A logistic regression model predicts whether a trader will be profitable the next day using today's behavior and sentiment as features.
| Metric | Value |
|---|---|
| ROC-AUC | 0.6913 |
| Accuracy | 71% |
| Training samples | 1,023 |
| Test samples | 256 |
Top predictors:
- Fear/Greed index value (+0.49) — strongest positive predictor
- Sentiment direction / Greed label (-0.30) — negatively correlated, suggesting Greed days can precede pullbacks
- Win rate (+0.24) and trade frequency (+0.23) both improve next-day profitability odds
The raw Fear/Greed index value is the strongest predictor of next-day profitability, while the binary sentiment direction is negatively correlated — indicating that the magnitude of sentiment matters more than its label alone.
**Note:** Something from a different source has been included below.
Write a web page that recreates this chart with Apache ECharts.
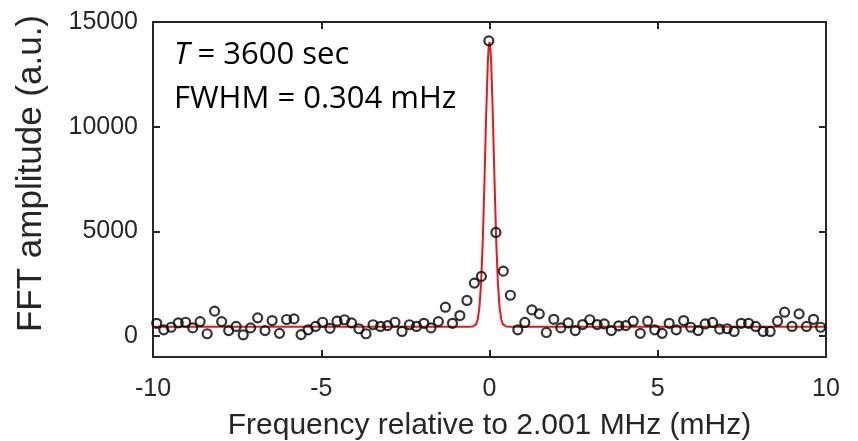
<!DOCTYPE html>
<html>
<head>
<meta charset="utf-8">
<script src="https://cdn.jsdelivr.net/npm/echarts@6/dist/echarts.min.js"></script>
<style>
  html, body { margin: 0; padding: 0; background: #fff; }
  #chart { width: 858px; height: 441px; }
</style>
</head>
<body>
<div id="chart"></div>
<script>
// Measured FFT spectrum (frequency offset in mHz, amplitude in a.u.)
const freq = [
  -9.89, -9.68, -9.46, -9.25, -9.03, -8.82, -8.60, -8.39, -8.17, -7.96,
  -7.75, -7.53, -7.32, -7.10, -6.89, -6.67, -6.46, -6.24, -6.03, -5.81,
  -5.60, -5.39, -5.17, -4.96, -4.74, -4.53, -4.31, -4.10, -3.88, -3.67,
  -3.46, -3.24, -3.03, -2.81, -2.60, -2.38, -2.17, -1.95, -1.74, -1.52,
  -1.31, -1.10, -0.88, -0.67, -0.45, -0.24, -0.02, 0.19, 0.41, 0.62,
  0.84, 1.05, 1.26, 1.48, 1.69, 1.91, 2.12, 2.34, 2.55, 2.77,
  2.98, 3.20, 3.41, 3.62, 3.84, 4.05, 4.27, 4.48, 4.70, 4.91,
  5.13, 5.34, 5.55, 5.77, 5.98, 6.20, 6.41, 6.63, 6.84, 7.06,
  7.27, 7.48, 7.70, 7.91, 8.13, 8.34, 8.56, 8.77, 8.99, 9.20,
  9.42, 9.63, 9.84
];
const amplitude = [
  610, 300, 420, 630, 660, 390, 690, 110, 1190, 690,
  260, 460, 60, 390, 870, 260, 740, 130, 790, 820,
  70, 300, 460, 660, 370, 710, 780, 630, 350, 110,
  540, 460, 500, 660, 220, 540, 460, 610, 390, 690,
  1380, 610, 980, 1700, 2530, 2850, 14100, 4950, 3100, 1950,
  300, 650, 1250, 1060, 170, 800, 390, 630, 260, 550,
  780, 550, 580, 260, 490, 500, 710, 130, 710, 300,
  130, 610, 300, 740, 420, 260, 580, 650, 330, 350,
  220, 610, 610, 460, 220, 220, 710, 1140, 460, 1060,
  460, 800, 420
];

// Fitted line shape (frequency offset in mHz, amplitude in a.u.)
const fitFreq = [
  -10, -0.6, -0.5, -0.45, -0.4, -0.35, -0.3, -0.25, -0.2, -0.15, -0.1, -0.05, -0.025,
  0, 0.025, 0.05, 0.1, 0.15, 0.2, 0.25, 0.3, 0.35, 0.4, 0.45, 0.5, 0.6, 10
];
const fitAmp = [
  450, 450, 458, 481, 561, 793, 1360, 2530, 4540, 7370, 10520, 13070, 13800,
  14050, 13800, 13070, 10520, 7370, 4540, 2530, 1360, 793, 561, 481, 458, 450, 450
];

// Axis ticks
const xTicks = [-10, -5, 0, 5, 10];
const yTicks = [0, 5000, 10000, 15000];

const axisColor = '#262626';
const labelFont = 'Liberation Sans, Arial, sans-serif';

const chart = echarts.init(document.getElementById('chart'), null, { renderer: 'canvas' });

const xBase = {
  type: 'value',
  min: -10,
  max: 10,
  interval: 5,
  axisLine: { show: true, onZero: false, lineStyle: { color: axisColor, width: 2 } },
  axisTick: { show: true, inside: true, length: 7, lineStyle: { color: axisColor, width: 2 } },
  splitLine: { show: false }
};
const yBase = {
  type: 'value',
  min: -1000,
  max: 15000,
  axisLine: { show: true, onZero: false, lineStyle: { color: axisColor, width: 2 } },
  axisTick: { show: true, inside: true, length: 7, customValues: yTicks, lineStyle: { color: axisColor, width: 2 } },
  splitLine: { show: false }
};

chart.setOption({
  animation: false,
  backgroundColor: '#fff',
  grid: { left: 153, right: 32, top: 22, bottom: 84, containLabel: false, outerBoundsMode: 'none' },
  xAxis: [
    Object.assign({}, xBase, {
      position: 'bottom',
      name: 'Frequency relative to 2.001 MHz (mHz)',
      nameLocation: 'middle',
      nameGap: 54,
      nameTextStyle: { color: axisColor, fontSize: 30, fontFamily: labelFont },
      axisLabel: {
        show: true, margin: 20, color: axisColor, fontSize: 25, fontFamily: labelFont,
        customValues: xTicks,
        formatter: v => String(v)
      }
    }),
    Object.assign({}, xBase, {
      position: 'top',
      axisLabel: { show: false }
    })
  ],
  yAxis: [
    Object.assign({}, yBase, {
      position: 'left',
      name: 'FFT amplitude (a.u.)',
      nameLocation: 'middle',
      nameGap: 104,
      nameTextStyle: { color: axisColor, fontSize: 35, fontFamily: labelFont, padding: [0, 0, 0, 32] },
      axisLabel: {
        show: true, margin: 15, color: axisColor, fontSize: 25, fontFamily: labelFont,
        customValues: yTicks,
        formatter: v => String(v)
      }
    }),
    Object.assign({}, yBase, {
      position: 'right',
      axisLabel: { show: false }
    })
  ],
  series: [
    {
      name: 'fit',
      type: 'line',
      xAxisIndex: 0,
      yAxisIndex: 0,
      data: fitFreq.map((f, i) => [f, fitAmp[i]]),
      showSymbol: false,
      lineStyle: { color: '#f01414', width: 2 },
      z: 2
    },
    {
      name: 'data',
      type: 'scatter',
      xAxisIndex: 0,
      yAxisIndex: 0,
      data: freq.map((f, i) => [f, amplitude[i]]),
      symbol: 'circle',
      symbolSize: 9,
      itemStyle: { color: 'rgba(0,0,0,0)', borderColor: '#000', borderWidth: 2.2 },
      z: 3
    }
  ],
  graphic: [
    {
      type: 'text',
      left: 174,
      top: 40,
      style: {
        text: '{i|T} = 3600 sec',
        font: '31px "Open Sans", sans-serif',
        fill: '#000',
        rich: { i: { fontStyle: 'italic', fontSize: 31, fontFamily: 'Open Sans', fill: '#000' } }
      }
    },
    {
      type: 'text',
      left: 174,
      top: 84,
      style: {
        text: 'FWHM = 0.304 mHz',
        font: '31px "Open Sans", sans-serif',
        fill: '#000'
      }
    }
  ]
});
</script>
</body>
</html>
Note: The model is conservative and biased toward predicting profitable outcomes (recall of 12% for the Not Profitable class), reflecting the class imbalance in the dataset (69% profitable days).
Rule 1 — On Fear Days: Trade more, size down Frequent traders earn $330 median PnL on Fear days vs just $1 for infrequent traders. The edge on Fear days comes from activity and adaptability, not from large bets. Increase number of trades, reduce per-trade USD exposure.
Rule 2 — On Greed Days: Scale up position size Low leverage traders see a $230 Greed-day lift vs only $70 for high leverage traders. Greed days are trending markets — even modest sizing captures the move effectively. Increase position size and prioritize trend-following setups.
Rule 3 — Manage risk/reward, not win rate Unprofitable traders win 72.9% of trades but still lose money. Consistent Winners win 83.4% and are robustly profitable. The differentiator is not entry skill — it is cutting losses faster and letting winners run. Implement hard stop-losses and asymmetric position sizing.